Northeastern Section - 54th Annual Meeting - 2019

Paper No. 45-9
Presentation Time: 11:05 AM


COLLINS, Mathias J., NOAA, 55 Great Republic Drive, Gloucester, MA 01930

The New England and Mid‐Atlantic regions of the United States have experienced hydroclimatic increases in both the magnitude and frequency of river floods. However, a detailed understanding of flood seasonality across the Northeast U.S., and how flood seasonality may have changed over the instrumental record, has not been established. The annual timing of river floods reflects the flood‐generating mechanisms operating in a watershed and many aquatic and riparian organisms are adapted to flood seasonality, as are human uses of river channels and floodplains. Changes in flood seasonality may indicate changes in flood‐generating mechanisms, and their interactions, with important implications for habitats, floodplain infrastructure, and human communities. I applied a probabilistic method for identifying flood seasons at a monthly resolution for 90 Northeast U.S. watersheds with natural, or near‐natural, flood‐generating conditions.
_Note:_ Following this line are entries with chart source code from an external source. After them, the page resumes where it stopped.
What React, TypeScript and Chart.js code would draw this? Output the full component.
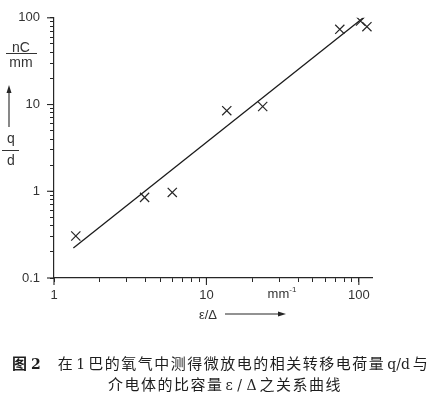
import React, { useEffect, useRef } from "react";
import { Chart, registerables } from "chart.js";

Chart.register(...registerables);

// Measured data: epsilon/Delta (mm^-1) vs q/d (nC/mm)
const epsDelta = [1.39, 3.93, 5.97, 13.6, 23.4, 75, 102.6, 113];
const qdValues = [0.305, 0.85, 0.97, 8.5, 9.5, 73.6, 91.7, 79];

// Fitted straight line (log-log) end points
const fitX = [1.34, 107];
const fitY = [0.222, 100];

// Axis ticks
const xTickValues = [1, 2, 3, 4, 5, 6, 7, 8, 9, 10, 20, 30, 40, 50, 60, 70, 80, 90, 100];
const xLabeled = [1, 10, 100];
const yTickValues = [0.1, 0.2, 0.3, 0.4, 0.5, 0.6, 0.7, 0.8, 0.9, 1, 2, 3, 4, 5, 6, 7, 8, 9, 10, 20, 30, 40, 50, 60, 70, 80, 90, 100];
const yLabeled = [0.1, 1, 10, 100];

const INK = "#262626";
const FONT = "'Liberation Sans', Arial, sans-serif";

const decorPlugin = {
  id: "decor",
  afterDraw(chart: any) {
    const ctx = chart.ctx;
    const xs = chart.scales.x;
    const ys = chart.scales.y;
    ctx.save();
    ctx.strokeStyle = INK;
    ctx.lineWidth = 1.1;
    // longer major ticks
    yLabeled.forEach((v) => {
      const py = ys.getPixelForValue(v);
      ctx.beginPath();
      ctx.moveTo(xs.left - 7, py);
      ctx.lineTo(xs.left, py);
      ctx.stroke();
    });
    xLabeled.forEach((v) => {
      const px = xs.getPixelForValue(v);
      ctx.beginPath();
      ctx.moveTo(px, ys.bottom);
      ctx.lineTo(px, ys.bottom + 7);
      ctx.stroke();
    });
    // up arrow beside y title
    ctx.fillStyle = INK;
    ctx.beginPath();
    ctx.moveTo(9, 127);
    ctx.lineTo(9, 92);
    ctx.stroke();
    ctx.beginPath();
    ctx.moveTo(9, 85);
    ctx.lineTo(6.5, 93);
    ctx.lineTo(11.5, 93);
    ctx.closePath();
    ctx.fill();
    // right arrow beside x title
    ctx.beginPath();
    ctx.moveTo(225, 314);
    ctx.lineTo(279, 314);
    ctx.stroke();
    ctx.beginPath();
    ctx.moveTo(286, 314);
    ctx.lineTo(278, 311.5);
    ctx.lineTo(278, 316.5);
    ctx.closePath();
    ctx.fill();
    ctx.restore();
  },
};

export default function App() {
  const ref = useRef<HTMLCanvasElement>(null);

  useEffect(() => {
    if (!ref.current) return;
    const chart = new Chart(ref.current, {
      type: "scatter",
      data: {
        datasets: [
          {
            label: "measured",
            data: epsDelta.map((x, i) => ({ x, y: qdValues[i] })),
            pointStyle: "crossRot",
            pointRadius: 6.5,
            pointBorderWidth: 1.2,
            borderColor: INK,
            backgroundColor: INK,
            showLine: false,
          },
          {
            label: "fit",
            data: fitX.map((x, i) => ({ x, y: fitY[i] })),
            showLine: true,
            borderColor: "#1a1a1a",
            borderWidth: 1.3,
            pointRadius: 0,
          },
        ],
      },
      options: {
        responsive: false,
        animation: false,
        layout: { padding: { left: 0, top: 15, right: 65, bottom: 0 } },
        plugins: {
          legend: { display: false },
          tooltip: { enabled: false },
          title: { display: false },
        },
        scales: {
          x: {
            type: "logarithmic",
            min: 1,
            max: 122,
            afterFit: (s: any) => {
              s.height = 119;
            },
            afterBuildTicks: (s: any) => {
              s.ticks = xTickValues.map((v) => ({ value: v, major: xLabeled.includes(v) }));
            },
            border: { display: true, color: INK, width: 1.2 },
            grid: { drawOnChartArea: false, drawTicks: true, tickLength: 4, tickColor: INK, tickWidth: 1 },
            ticks: {
              autoSkip: false,
              maxRotation: 0,
              padding: 6,
              color: "#333",
              font: { family: FONT, size: 13 },
              callback: (v: any) => (xLabeled.includes(Number(v)) ? String(v) : ""),
            },
          },
          y: {
            type: "logarithmic",
            min: 0.1,
            max: 100,
            afterFit: (s: any) => {
              s.width = 54;
            },
            afterBuildTicks: (s: any) => {
              s.ticks = yTickValues.map((v) => ({ value: v, major: yLabeled.includes(v) }));
            },
            border: { display: true, color: INK, width: 1.2 },
            grid: { drawOnChartArea: false, drawTicks: true, tickLength: 4, tickColor: INK, tickWidth: 1 },
            ticks: {
              autoSkip: false,
              padding: 10,
              color: "#333",
              font: { family: FONT, size: 13 },
              callback: (v: any) => (yLabeled.includes(Number(v)) ? String(v) : ""),
            },
          },
        },
      },
      plugins: [decorPlugin],
    });
    return () => chart.destroy();
  }, []);

  const abs = (x: number, y: number, extra: any = {}) => ({
    position: "absolute" as const,
    left: x,
    top: y,
    transform: "translate(-50%, -50%)",
    whiteSpace: "nowrap" as const,
    fontFamily: FONT,
    color: "#333",
    fontSize: 13,
    lineHeight: 1,
    ...extra,
  });

  const cjk = "'Noto Sans CJK SC', sans-serif";
  const capStyle = (left: number, top: number) => ({
    position: "absolute" as const,
    left,
    top,
    fontFamily: cjk,
    fontSize: 15,
    lineHeight: "20px",
    color: "#1e1e1e",
    whiteSpace: "nowrap" as const,
    letterSpacing: 1.5,
  });
  const latin = { letterSpacing: 0, fontFamily: "'DejaVu Serif', serif", fontSize: 14, margin: "0 3px 0 2px" };

  return (
    <div style={{ position: "absolute", left: 0, top: 0, width: 437, height: 397, background: "#fff", overflow: "hidden" }}>
      <canvas ref={ref} width={437} height={397} style={{ position: "absolute", left: 0, top: 0 }} />
      {/* y axis title: nC / mm */}
      <div style={abs(21, 47, { fontSize: 14 })}>nC</div>
      <div style={{ position: "absolute", left: 6, top: 53, width: 31, height: 1.2, background: "#333" }} />
      <div style={abs(21, 62, { fontSize: 14 })}>mm</div>
      {/* q / d */}
      <div style={abs(11, 138, { fontSize: 14 })}>q</div>
      <div style={{ position: "absolute", left: 2, top: 150, width: 17, height: 1.2, background: "#333" }} />
      <div style={abs(11, 160, { fontSize: 14 })}>d</div>
      {/* x axis unit and title */}
      <div style={abs(282, 293)}>
        mm<sup style={{ fontSize: 8, verticalAlign: "6px" }}>-1</sup>
      </div>
      <div style={abs(208, 314)}>ε/Δ</div>
      {/* caption */}
      <div style={capStyle(12, 353)}>
        <span style={{ fontWeight: 700, letterSpacing: 4 }}>图</span>
        <span style={{ fontWeight: 700, letterSpacing: 0, fontFamily: "'DejaVu Serif', serif", fontSize: 14 }}>2</span>
        <span style={{ display: "inline-block", width: 17 }} />
        在<span style={latin}>1</span>巴的氧气中测得微放电的相关转移电荷量<span style={latin}>q/d</span>与
      </div>
      <div style={capStyle(108, 374)}>
        介电体的比容量<span style={latin}>ε / Δ</span>之关系曲线
      </div>
    </div>
  );
}
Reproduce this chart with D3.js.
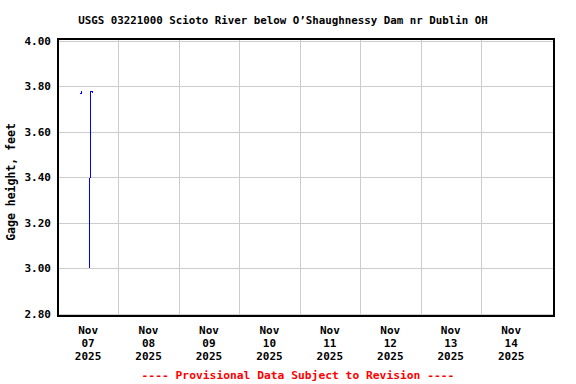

Historical trends in flood seasonality were also investigated. Analyses were based on peaks‐over‐threshold (POT) flood records that have, on average, 85 years of data and 3 peaks per year—thus providing more information about flood seasonality than annual maximums. The results show rich detail about flood timing during the year across the region with each site having a unique pattern of monthly occurrence. However, a much smaller number of dominant seasonal patterns emerged when contiguous flood‐rich months were classified into commonly recognized seasons (e.g., Mar‐May, spring). The dominant seasonal patterns identified by manual classification were corroborated by unsupervised classification methods (i.e., cluster analyses). Trend analyses indicated that flood‐rich seasons have generally not shifted earlier or later in the year over the period of record, but 65 sites with data from 1941‐2013 revealed increased numbers of June‐October floods—a trend driving previously documented increases in regional flood counts per year. These months have been historically flood‐poor at the sites examined, so warm‐season flood potential has increased with possible ecological and human-use implications.